I thought it was a serious post at first, but this has just put me in a great mood for the day. ^^ :thumbs:
Hyd yn oed er fy mod Cymraeg , dim ond yn siarad Saesneg, felly yr wyf yn gobeithio y bydd y cyfieithu yn gywir.
AlexCheckMate wrote:
You just cracked me up :D
Shouldve read the subtitle... that it was all about John Cleese ;d

"With the entire situation tensing up even further, the Dutch got dragged into the commotion too! Hansje Brinker has been notified by King Willy ( https://www.youtube.com/watch?v=UtT_yIeTF6I - created by the same guys who made: http://www.luckytv.nl/time-of-my-life/ ;) - https://en.wikipedia.org/wiki/LuckyTV ) to intensify his efforts, he has therefore now plugged a SECOND FINGER in a dyke. // https://en.wikipedia.org/wiki/Hans_Brinker,_or_The_Silver_Skates ” And if that may not be enough... if the escalation continues, two more security levels are still available. The next would be "4/20 into 24/7" which proposes the idea of smoking weed not just every day, but every hour, every day!
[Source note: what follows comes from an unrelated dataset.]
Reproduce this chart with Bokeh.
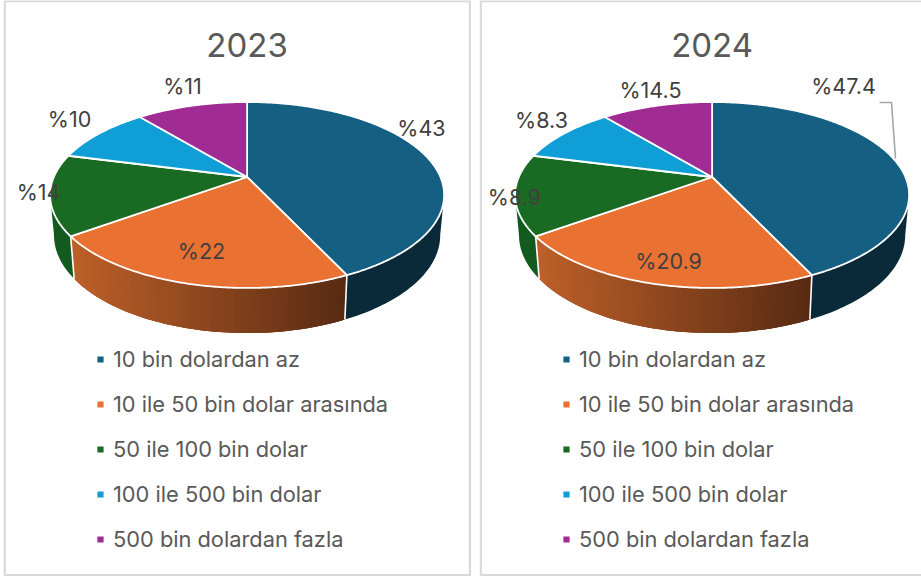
import numpy as np
from bokeh.embed import file_html
from bokeh.layouts import row
from bokeh.models import Legend, LegendItem, Range1d
from bokeh.plotting import figure
from bokeh.resources import INLINE
from bokeh.core.properties import value

categories = ["10 bin dolardan az", "10 ile 50 bin dolar arasında", "50 ile 100 bin dolar",
              "100 ile 500 bin dolar", "500 bin dolardan fazla"]
# Slice sizes as drawn in the picture: both pies have the same slice geometry.
slices_2023 = [43, 22, 14, 10, 11]
slices_2024 = [43, 22, 14, 10, 11]
labels_2023 = ["%43", "%22", "%14", "%10", "%11"]
labels_2024 = ["%47.4", "%20.9", "%8.9", "%8.3", "%14.5"]
top_colors = ["#156082", "#E97132", "#196B24", "#0F9ED5", "#A02B93"]
wall_left = ["#0A2A39", "#BE6029", "#135A1E", "#0A6A90", "#6A1D62"]
wall_right = ["#0A2A39", "#582A12", "#135A1E", "#0A6A90", "#6A1D62"]

FONT = "Inter"
TILT = 0.1935
A, B = 89.5, 193.3
WALL_X, WALL_Y, WALL_D = 0.98, 1.05, 39.5
CY = 176.5
FRONT = (101.2, 258.8)


def rim(cx, theta_deg, lower=False):
    t = np.radians(theta_deg)
    u, v = np.sin(t), np.cos(t)
    d = 1 + TILT * v
    X, Y = B * u / d, A * v / d
    if lower:
        X, Y = X * WALL_X, Y * WALL_Y - WALL_D
    return cx + X, CY - Y


def hex_rgb(h):
    return np.array([int(h[i:i + 2], 16) for i in (1, 3, 5)], dtype=float)


def panel(xr, cx, title, slices, labels, label_pos, legend_x, frame_right):
    w = xr[1] - xr[0]
    p = figure(width=w, height=576, x_range=Range1d(*xr), y_range=Range1d(576, 0),
               toolbar_location=None, output_backend="svg", min_border=0)
    p.axis.visible = False
    p.grid.visible = False
    p.outline_line_color = None
    p.background_fill_color = "white"
    p.border_fill_color = "white"

    p.quad(left=[xr[0] + 1.2], right=[frame_right], top=[0.5], bottom=[574.8], fill_alpha=0,
           line_color="#D9D9D9", line_width=2.4)

    edges = np.concatenate([[0], np.cumsum(slices)]) / sum(slices) * 360
    # side wall: a flat base per slice, then overlapping strips where the shade changes
    for i in range(len(slices)):
        a, b = max(edges[i], FRONT[0]), min(edges[i + 1], FRONT[1])
        if a >= b:
            continue
        th = np.linspace(a, b, int((b - a) / 1.2) + 2)
        xt, yt = rim(cx, th)
        xl, yl = rim(cx, th, True)
        base = (hex_rgb(wall_left[i]) + hex_rgb(wall_right[i])) / 2
        base_col = "#%02x%02x%02x" % tuple(int(round(q)) for q in base)
        p.patch(np.r_[xt, xl[::-1]], np.r_[yt, yl[::-1]], fill_color=base_col, line_color=None)
        if wall_left[i] != wall_right[i]:
            xs, ys, cols = [], [], []
            for j in range(len(th) - 1, 0, -1):
                s = (xt[j] + xt[j - 1]) / 2
                s = (s - xt[-1]) / (xt[0] - xt[-1])
                k = max(j - 2, 0)
                xs.append([xt[j], xt[k], xl[k], xl[j]])
                ys.append([yt[j], yt[k], yl[k], yl[j]])
                c = hex_rgb(wall_left[i]) * (1 - s) + hex_rgb(wall_right[i]) * s
                cols.append("#%02x%02x%02x" % tuple(int(round(q)) for q in c))
            p.patches(xs, ys, fill_color=cols, line_color=None)
    # seams on the wall
    for e in edges[1:-1]:
        if FRONT[0] < e < FRONT[1]:
            x0, y0 = rim(cx, e)
            x1, y1 = rim(cx, e, True)
            p.line([x0, x1], [y0, y1], line_color="white", line_width=1.6)

    # top face
    items = []
    for i in range(len(slices)):
        th = np.linspace(edges[i], edges[i + 1], int(edges[i + 1] - edges[i]) * 2 + 2)
        x, y = rim(cx, th)
        r = p.patch(np.r_[cx, x], np.r_[CY, y], fill_color=top_colors[i], line_color="white",
                    line_width=1.8, line_join="round")
        items.append(LegendItem(label=categories[i], renderers=[r]))

    p.text(x=[cx], y=[44], text=[title], text_font=value(FONT), text_font_size="33px",
           text_color="#595959", text_align="center", text_baseline="middle")
    p.text(x=[q[0] for q in label_pos], y=[q[1] for q in label_pos], text=labels,
           text_font=value(FONT), text_font_size="21.5px", text_color="#404040",
           text_align="center", text_baseline="middle")

    leg = Legend(items=items, location=(legend_x, 24), orientation="vertical",
                 background_fill_alpha=0, border_line_color=None, padding=0, margin=0,
                 spacing=19, glyph_width=10, glyph_height=10, label_height=20, label_width=10,
                 label_standoff=8, label_text_font=FONT, label_text_font_size="21.8px",
                 label_text_color="#595959", label_text_baseline="middle")
    p.add_layout(leg, "center")
    return p


pos_2023 = [(421, 127), (201, 250), (38, 191), (69, 118), (182, 85)]
pos_2024 = [(843, 85), (668, 260), (514, 196), (541, 119), (650, 89)]

p1 = panel((3, 471), 246.6, "2023", slices_2023, labels_2023, pos_2023, 92, 469.5)
p2 = panel((479, 921), 711.6, "2024", slices_2024, labels_2024, pos_2024, 82, 930)
p2.line([879, 891, 895], [102, 102, 158], line_color="#A6A6A6", line_width=1.6)

layout = row(p1, p2, spacing=8, styles={"position": "absolute", "left": "3px", "top": "0px"})
open("out.html", "w").write(file_html(layout, INLINE))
Experts state this would be a "HIGH"solution :roll: Although the final level is still kept fully confidential, we have received some secret information from famous trendwatcher Elon Musk: "By placing windmills in the windy eye of Mars, we can harnass incredible amounts of energy, with which the woodenshoe industry can spike to new levels, which can easily be used by every citizen to kick some *ss! (NOTE: We're all out of bubble gum in the Netherlands right now ;))"

^^
“Gravitation cannot be held responsible for people falling in love. How on earth can you explain in terms of chemistry and physics so important a biological phenomenon as first love? Put your hand on a stove for a minute and it seems like an hour. Sit with that special girl for an hour and it seems like a minute. That's relativity.”

― Albert Einstein
Hoodlum wrote:
wow, this post.
At the time of this post...NZ seemed liked the safest place in the world from terrorism. My hometown was targeted. How did NZ react and respond?
Proud Kiwi.
Warrant ☰ ★Officer I and a Gentleman
farspaceplace wrote:
Yes - it can happen anywhere. Very sad - but humans and conflict is unfortunately linked. (I know only little about the NZ pm, except shes very young concidered - and seems to have reasonable progressive policy. In intention at least - can be hard to get through w it. Hope shes faring well).
BUT hilarious post - a bit hard on the French lol, its only really in ww2, they sort of collapsed.